What Android’s New Call Verification Feature Is
Android call verification is a built-in phone scam protection feature in Google Dialer that uses silent confirmation signals to check whether a caller is who they claim to be before you pick up. Instead of trusting the number that appears on your screen, your Android 12 or later device quietly talks to Google’s servers in the background to confirm the call source. If the caller’s identity can be authenticated, you see clearer caller ID verification information so you can decide whether to answer with more confidence. If something looks suspicious, the system can warn you or mark the call as spam. This approach targets spoofing, where scammers fake caller IDs to mimic banks, delivery services, or government offices, and fits alongside spam call blocking tools to make unwanted calls easier to spot and avoid.
How Silent Confirmation Signals Prove Who’s Calling
Silent confirmation signals in Google Dialer anti-scam technology work like a quiet handshake between your phone, Google, and approved callers. When a verified business places a call, their system attaches a unique token that Google can confirm in real time. Your phone receives this signal without ringing or displaying pop-ups, and Google checks whether the token matches a known, registered caller profile. If it does, the call passes caller ID verification and may display extra context, such as the business name or purpose, so you can recognize a legitimate call more easily. If the confirmation fails, the call is treated with suspicion and can be flagged as spam or filtered by existing spam call blocking features. All of this happens in milliseconds, with no codes to enter and no extra steps for you.

Why This Matters for Phone Scam Protection and Spoofing
Phone scammers rely on spoofing to win your trust, often copying the caller ID of banks, delivery firms, or customer support lines. By introducing Android call verification based on silent confirmation signals, Google is adding a technical barrier between you and those fraud attempts. Spoofed calls are far harder to authenticate because the scammer cannot produce the valid tokens that Google expects from real organizations. That makes it easier for the system to separate genuine calls from suspicious ones and give clearer warnings on your screen. This caller ID verification method complements traditional spam call blocking lists, which can lag behind new scam numbers. Instead of chasing every fresh phone number, the system checks the authenticity of the caller’s identity itself, giving Android users a stronger layer of phone scam protection.

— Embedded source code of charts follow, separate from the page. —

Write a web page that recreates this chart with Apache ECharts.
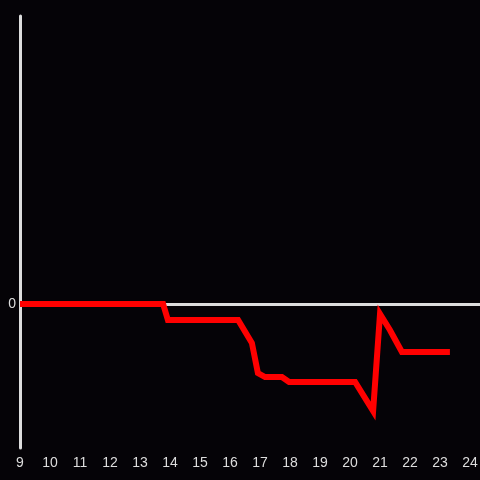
<!DOCTYPE html>
<html>
<head>
<meta charset="utf-8">
<script src="https://cdn.jsdelivr.net/npm/echarts@6/dist/echarts.min.js"></script>
<style>
  html, body { margin: 0; padding: 0; background: #050307; }
  #chart { width: 480px; height: 480px; }
</style>
</head>
<body>
<div id="chart"></div>
<script>
// hour of day
const hours = [9.0, 13.77, 13.93, 16.27, 16.73, 16.93, 17.17, 17.73, 17.97, 20.17, 20.77, 21.0, 21.33, 21.73, 23.33]
// values (only 0 is labelled on the axis)
const values = [0, 0, -16, -16, -39, -69, -73, -73, -78, -78, -107, -10, -26, -48, -48]
const xTicks = [9, 10, 11, 12, 13, 14, 15, 16, 17, 18, 19, 20, 21, 22, 23, 24]

const myChart = echarts.init(document.getElementById('chart'))
const option = {
  backgroundColor: '#050307',
  animation: false,
  grid: { left: 20, right: 0, top: 16, bottom: 32, outerBoundsMode: 'none', containLabel: false },
  xAxis: {
    type: 'value',
    min: 9,
    max: 24.333,
    interval: 1,
    axisLine: { show: false },
    axisTick: { show: false },
    splitLine: { show: false },
    axisLabel: {
      color: '#dddddd',
      fontSize: 14,
      fontFamily: 'Liberation Sans',
      margin: 8,
      hideOverlap: false,
      formatter: v => xTicks.includes(v) ? String(v) : ''
    }
  },
  yAxis: {
    type: 'value',
    min: -144,
    max: 288,
    interval: 144,
    axisLine: { show: true, onZero: false, lineStyle: { color: '#dddddd', width: 3 } },
    axisTick: { show: false },
    splitLine: { show: false },
    axisLabel: {
      color: '#dddddd',
      fontSize: 14,
      fontFamily: 'Liberation Sans',
      margin: 4,
      formatter: v => v === 0 ? '0' : ''
    }
  },
  series: [
    {
      type: 'line',
      data: [],
      z: 1,
      markLine: {
        silent: true,
        symbol: 'none',
        label: { show: false },
        lineStyle: { color: '#dddddd', width: 3, type: 'solid' },
        data: [{ yAxis: 0 }]
      }
    },
    {
      type: 'line',
      z: 5,
      data: hours.map((h, i) => [h, values[i]]),
      showSymbol: false,
      lineStyle: { color: '#ff0000', width: 6, join: 'miter' }
    }
  ]
}
myChart.setOption(option)
</script>
</body>
</html>
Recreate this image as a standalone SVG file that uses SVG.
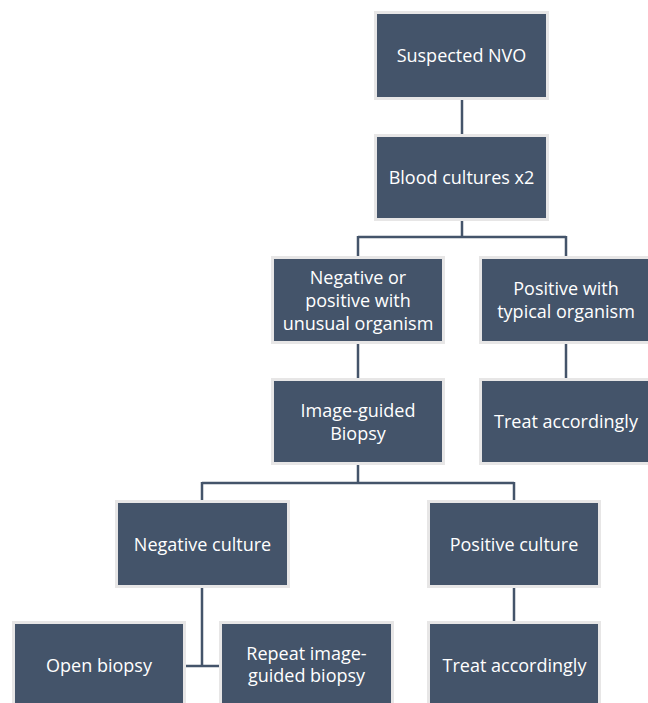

How It Fits Into Google’s Wider Anti-Scam Tools
Silent confirmation signals are one part of a broader push by Google and phone makers to reduce the constant stream of spam calls and messages. According to WIRED, major carriers and manufacturers have "upped their game against unwanted calls and messages" by adding better blocking tools and reporting options. On Android, that means Google Dialer anti-scam features work alongside spam call blocking, caller ID labels, and in-app reporting. When you label a call as spam, that feedback helps improve future detection for everyone. Google’s new verification system builds on this data by focusing on trusted, authenticated callers, so legitimate calls are easier to identify while suspicious ones stand out. The result is a more transparent call experience where technology handles silent checks in the background and you see clearer signals about who is contacting you.
Practical Tips to Use Call Verification Effectively
To get the most from Android call verification, keep Google Dialer updated and use it as your default phone app on Android 12 or later devices. Enable spam call blocking and caller ID so that verified calls can display more detail, while suspicious calls are flagged. Continue to follow common-sense safety habits: avoid answering unknown numbers when possible, listen carefully for pressure tactics, and hang up if something feels off. If a call claims to be from a known company, you can always end the call and dial the official number from the company’s website. WIRED recommends reporting unwanted calls and texts to official complaint channels and using in-app tools to mark spam, since wider reporting makes it easier for systems to identify nuisance numbers. Combined with Google’s silent confirmation signals, these habits give you stronger everyday protection.